Sunday, September 14, 2008

722. A cliff, part 1

How do I work this thing?... Oh, right, just type. So here I am again, trying to steer myself to the proper course as we approach the end of Elul. I've missed writing, but have had little space for it in my brain. I've also been indulging my outer life more than my inner: finally snagged an iPhone and am playing with it constantly, bought a new couch, got rid of of the old one (a very New York story, post to come). Along with introspection, silly stuff is also necessary to maintain balance in life.
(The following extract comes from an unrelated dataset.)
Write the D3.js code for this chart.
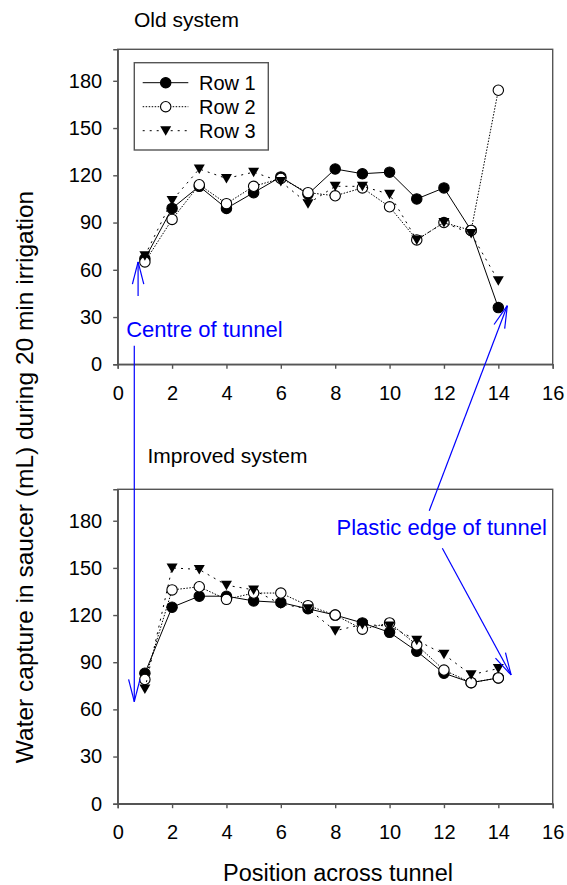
<!DOCTYPE html>
<html>
<head>
<meta charset="utf-8">
<script src="https://cdn.jsdelivr.net/npm/d3@7"></script>
<style>
  body { margin: 0; background: #fff; }
  svg text { font-family: "Liberation Sans", Arial, sans-serif; }
</style>
</head>
<body>
<div id="container"></div>
<script>

var positions = [1, 2, 3, 4, 5, 6, 7, 8, 9, 10, 11, 12, 13, 14];

var oldRow1 = [67, 99, 113, 99, 109, 119, 108, 124, 121, 122, 105, 112, 85, 36];
var oldRow2 = [65, 92, 114, 102, 113, 118, 109, 107, 112, 100, 79, 90, 85, 174];
var oldRow3 = [69, 104, 124, 118, 122, 116, 102, 113, 113, 108, 79, 90, 83, 53];

var newRow1 = [83, 125, 132, 132, 129, 128, 124, 120, 115, 109, 97, 83, 77, 80];
var newRow2 = [79, 136, 138, 130, 134, 134, 126, 120, 111, 115, 101, 85, 77, 80];
var newRow3 = [73, 150, 149, 139, 136, 127, 124, 110, 114, 113, 104, 95, 82, 86];

var xTicks = [0, 2, 4, 6, 8, 10, 12, 14, 16];
var yTicks = [0, 30, 60, 90, 120, 150, 180];

var seriesNames = ["Row 1", "Row 2", "Row 3"];

var W = 567, H = 885;
var svg = d3.select("#container").append("svg")
    .attr("width", W).attr("height", H);

var x = d3.scaleLinear().domain([0, 16]).range([117.7, 552.7]);
var yTop = d3.scaleLinear().domain([0, 200]).range([364.3, 49.3]);
var yBot = d3.scaleLinear().domain([0, 200]).range([803.7, 489.3]);

var dashes = [null, "1.5,1.5", "2,5"];

function marker(sel, i){
  if(i == 2){
    sel.append("path").attr("d", "M-5.5,-4.5L5.5,-4.5L0,5Z").attr("fill", "#000");
  } else {
    sel.append("circle").attr("r", 5.2)
      .attr("fill", i == 0 ? "#000" : "#fff")
      .attr("stroke", "#000").attr("stroke-width", 1.1);
  }
}

function drawPanel(y, rows, title){
  var g = svg.append("g");

  // frame
  g.append("rect")
      .attr("x", x(0)).attr("y", y(200))
      .attr("width", x(16) - x(0)).attr("height", y(0) - y(200))
      .attr("fill", "none").attr("stroke", "#555").attr("stroke-width", 1.4);

  var xa = g.append("g").attr("transform", "translate(0," + y(0) + ")")
      .call(d3.axisBottom(x).tickValues(xTicks).tickSize(4.5).tickPadding(17));
  var ya = g.append("g").attr("transform", "translate(" + x(0) + ",0)")
      .call(d3.axisLeft(y).tickValues(yTicks).tickSize(4.5).tickPadding(11));
  [xa, ya].forEach(function(a){
    a.select(".domain").attr("stroke", "#555").attr("stroke-width", 1.4);
    a.selectAll(".tick line").attr("stroke", "#555").attr("stroke-width", 1.4);
    a.selectAll(".tick text").attr("font-size", 20).attr("fill", "#000")
      .attr("font-family", "Liberation Sans, Arial, sans-serif");
  });

  var line = d3.line()
      .x(function(d, i){ return x(positions[i]); })
      .y(function(d){ return y(d); });

  rows.forEach(function(vals, s){
    g.append("path").datum(vals)
        .attr("d", line)
        .attr("fill", "none").attr("stroke", "#000").attr("stroke-width", 1)
        .attr("stroke-dasharray", dashes[s]);
    g.selectAll(".pt" + s).data(vals).enter().append("g")
        .attr("class", "pt" + s)
        .attr("transform", function(d, i){ return "translate(" + x(positions[i]) + "," + y(d) + ")"; })
        .each(function(){ marker(d3.select(this), s); });
  });

  g.append("text").text(title.text)
      .attr("x", title.x).attr("y", title.y)
      .attr("font-size", 21);
}

drawPanel(yTop, [oldRow1, oldRow2, oldRow3], {text: "Old system", x: 134, y: 26.5});
drawPanel(yBot, [newRow1, newRow2, newRow3], {text: "Improved system", x: 147.5, y: 463});

// legend
var leg = svg.append("g");
leg.append("rect").attr("x", 134.3).attr("y", 62.7).attr("width", 134).attr("height", 87.3)
    .attr("fill", "#fff").attr("stroke", "#555").attr("stroke-width", 1.4);
seriesNames.forEach(function(name, i){
  var ly = 82.7 + i * 24;
  leg.append("line").attr("x1", 142.7).attr("x2", 188.3).attr("y1", ly).attr("y2", ly)
      .attr("stroke", "#000").attr("stroke-width", 1).attr("stroke-dasharray", dashes[i]);
  var m = leg.append("g").attr("transform", "translate(165.7," + ly + ")");
  marker(m, i);
  leg.append("text").text(name).attr("x", 199).attr("y", ly + 7.5).attr("font-size", 20);
});

// axis titles
svg.append("text").text("Position across tunnel")
    .attr("x", 338).attr("y", 880.5).attr("text-anchor", "middle").attr("font-size", 23.5);
svg.append("text").text("Water capture in saucer (mL) during 20 min irrigation")
    .attr("transform", "translate(32.5,477) rotate(-90)")
    .attr("text-anchor", "middle").attr("font-size", 24.5);

// blue annotations
var blue = "#0000ff";
function arrow(x1, y1, x2, y2){
  svg.append("line").attr("x1", x1).attr("y1", y1).attr("x2", x2).attr("y2", y2)
      .attr("stroke", blue).attr("stroke-width", 1.2);
  var a = Math.atan2(y1 - y2, x1 - x2), len = 23, spread = 0.25;
  [a - spread, a + spread].forEach(function(b){
    svg.append("line").attr("x1", x2).attr("y1", y2)
        .attr("x2", x2 + len * Math.cos(b)).attr("y2", y2 + len * Math.sin(b))
        .attr("stroke", blue).attr("stroke-width", 1.2);
  });
}

arrow(x(0.75), yTop(43.4), x(0.75), yTop(65));
arrow(x(0.61), yTop(11.8), x(0.61), yBot(64.9));
arrow(x(11.46), yBot(186.4), x(14.33), yTop(37.2));
arrow(x(11.94), yBot(162.5), x(14.47), yBot(81.9));

svg.append("text").text("Centre of tunnel")
    .attr("x", x(0.31)).attr("y", yTop(17.5)).attr("fill", blue).attr("font-size", 22);
svg.append("text").text("Plastic edge of tunnel")
    .attr("x", x(8.05)).attr("y", yBot(170.9)).attr("fill", blue).attr("font-size", 22);

</script>
</body>
</html>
But I am definitely still here.

At services two weeks ago, the rabbi reminded us that the letters in the name of this month, Elul, are also the first letters of "Ani dodi v'dodi li:" "I am my beloved, and my beloved is mine." He suggested we remember that we are our own beloveds--that in heshbon hanefesh, the inventory of our year, we pay attention to what we love in ourselves, and how we can nurture and grow these traits. And take note of the parts we don't love, so we can leave them behind.
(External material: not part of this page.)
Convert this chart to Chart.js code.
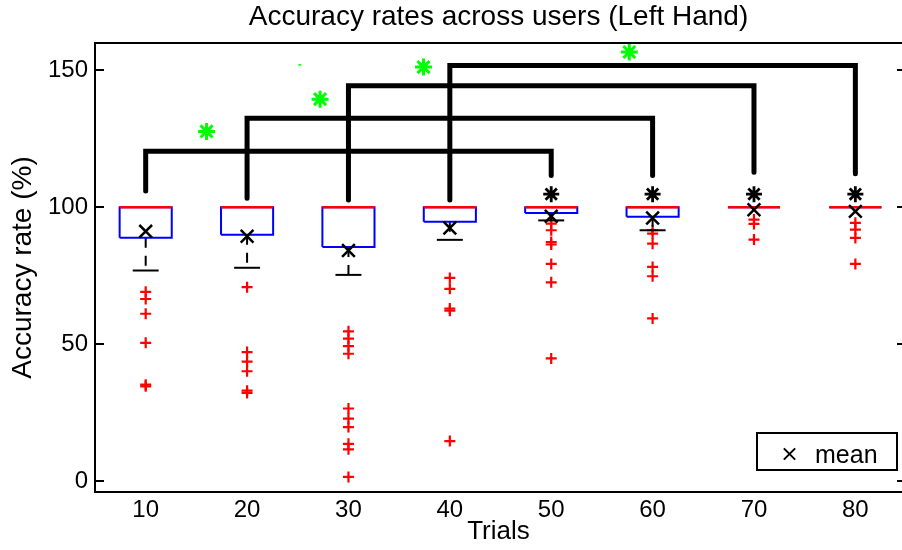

Last month I confronted both poles, which I must admit is another reason (aside from crushing loads of deadline-oriented work) that I haven't written. I haven't wanted to put in the time to digest, articulate, and understand. I had signed up for a whopping bit of chanting, a column and a third. Most of this I read three years ago, so wasn't worried. I was kind of excited about doing it again, in fact, this time calmly and with more confidence.

On Friday afternoon I got an email from the cantor: Would you like to read the haftarah, as well? It was a cool one: "Nahamu, nahamu," the first haftarah of consolation before the High Holy Days. I was about to say yes, but was drowned out by a little voice from the logical side of my brain: it's a bit too much to cram. (The musical part comes quickly, but I still stumble over Hebrew.) I thanked him, and said I didn't think I'd have enough time. OK, he replied, I guess I'll keep trying to ask around. I could almost hear the big sigh between the lines of his email: Someone backed out at the last minute and I can't find anyone else. You've never learned anything this fast before, but I know you can do it. Pretty please.
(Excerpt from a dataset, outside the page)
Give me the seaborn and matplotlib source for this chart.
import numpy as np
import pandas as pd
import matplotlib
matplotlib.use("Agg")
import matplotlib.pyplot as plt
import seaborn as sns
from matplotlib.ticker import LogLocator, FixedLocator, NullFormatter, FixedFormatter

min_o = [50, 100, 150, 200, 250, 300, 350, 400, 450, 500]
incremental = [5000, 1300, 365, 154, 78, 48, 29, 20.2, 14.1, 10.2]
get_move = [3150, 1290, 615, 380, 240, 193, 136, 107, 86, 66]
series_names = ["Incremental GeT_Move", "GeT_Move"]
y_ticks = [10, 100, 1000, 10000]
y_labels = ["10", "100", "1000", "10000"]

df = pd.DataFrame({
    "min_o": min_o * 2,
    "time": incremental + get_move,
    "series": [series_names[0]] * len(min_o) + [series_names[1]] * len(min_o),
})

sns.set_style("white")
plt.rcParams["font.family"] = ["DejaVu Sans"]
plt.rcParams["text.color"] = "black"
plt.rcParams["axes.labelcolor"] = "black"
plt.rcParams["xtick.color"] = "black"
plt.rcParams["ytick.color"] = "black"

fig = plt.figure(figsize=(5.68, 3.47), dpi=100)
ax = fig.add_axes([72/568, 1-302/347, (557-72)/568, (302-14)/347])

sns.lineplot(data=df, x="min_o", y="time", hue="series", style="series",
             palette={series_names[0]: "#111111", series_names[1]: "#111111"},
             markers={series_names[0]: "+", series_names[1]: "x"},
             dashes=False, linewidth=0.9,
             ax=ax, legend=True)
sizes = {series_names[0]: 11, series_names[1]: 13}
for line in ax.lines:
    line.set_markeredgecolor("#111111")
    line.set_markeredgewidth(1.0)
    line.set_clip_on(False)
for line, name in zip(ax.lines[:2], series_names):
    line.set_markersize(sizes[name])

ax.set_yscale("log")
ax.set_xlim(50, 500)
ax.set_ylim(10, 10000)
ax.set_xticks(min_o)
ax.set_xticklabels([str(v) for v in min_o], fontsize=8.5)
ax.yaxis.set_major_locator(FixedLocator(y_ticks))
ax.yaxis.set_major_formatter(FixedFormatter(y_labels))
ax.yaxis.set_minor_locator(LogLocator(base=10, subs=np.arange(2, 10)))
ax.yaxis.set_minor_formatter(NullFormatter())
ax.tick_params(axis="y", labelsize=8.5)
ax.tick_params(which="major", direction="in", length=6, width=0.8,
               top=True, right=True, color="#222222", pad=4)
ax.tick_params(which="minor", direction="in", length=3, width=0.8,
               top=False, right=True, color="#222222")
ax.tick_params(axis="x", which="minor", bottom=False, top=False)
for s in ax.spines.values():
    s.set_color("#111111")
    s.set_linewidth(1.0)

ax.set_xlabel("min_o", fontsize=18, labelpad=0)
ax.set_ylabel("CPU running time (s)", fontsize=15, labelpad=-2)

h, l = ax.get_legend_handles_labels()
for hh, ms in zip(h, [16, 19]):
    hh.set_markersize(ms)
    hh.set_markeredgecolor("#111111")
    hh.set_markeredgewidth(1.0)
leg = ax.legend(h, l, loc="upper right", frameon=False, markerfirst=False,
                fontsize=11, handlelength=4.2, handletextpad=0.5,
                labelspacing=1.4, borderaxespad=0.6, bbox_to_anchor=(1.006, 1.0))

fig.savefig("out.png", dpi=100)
I knew that chanting this particular haftarah would help heal me from the searing images of Tisha be-Av. I wanted to do it. I read it through a few times, decided to trust in the cantor's trust, which never let me down before, and said yes.

(Continued here.)

6 comments:

Regina Clare Jane said...

Ah, so good to "see" you, aa...
It's funny because just last week I wrote something for a study group I'm in and the one line that intrigued people the most was- "I am the most important part of the equation..."
I think we tend to forget that bit about loving ourselves... :)
Can' wait to hear about the new couch and chanting the haftarah, of course!
Missed you!

alto artist said...

It's really good to be here again--thank you, as always, for continuing to visit and read despite my many silences. I love your new blog! (http://petitepoet.blogspot.com)--link added now to my sidebar.

--aa.

George said...

Good to see you back, I have missed you.
The Shabbat before last (Shof'tim), I was asked to read the haftarah with less than 20 minutes notice... I suppose that living in Israel helps with the Hebrew :-)

alto artist said...

Oh, thank you so much!

I am in awe of people who can do as you did, pick up a hafatarah or Torah portion and just wing it... Maybe one day after I study at an ulpan (who knows, stranger things have happened). We have 3 rabbis and a cantor who can chant everything in their sleep, but won't; only laypeople read. It's a wonderful community-building policy, but does sometimes cause members of the community to lose sleep.

--aa.

George said...

I can't wing Torah chanting, I haven't done it since my barmitzvah. We had a most amazing teacher at Cheder, he used to correct us (both for correct Hebrew and correct trop) from memory.

alto artist said...

Wow. In the years when the congregation had just a few dozen members, one of our current rabbis used to be the only Torah reader. I believe he has the whole thing memorized, as well. Just amazing.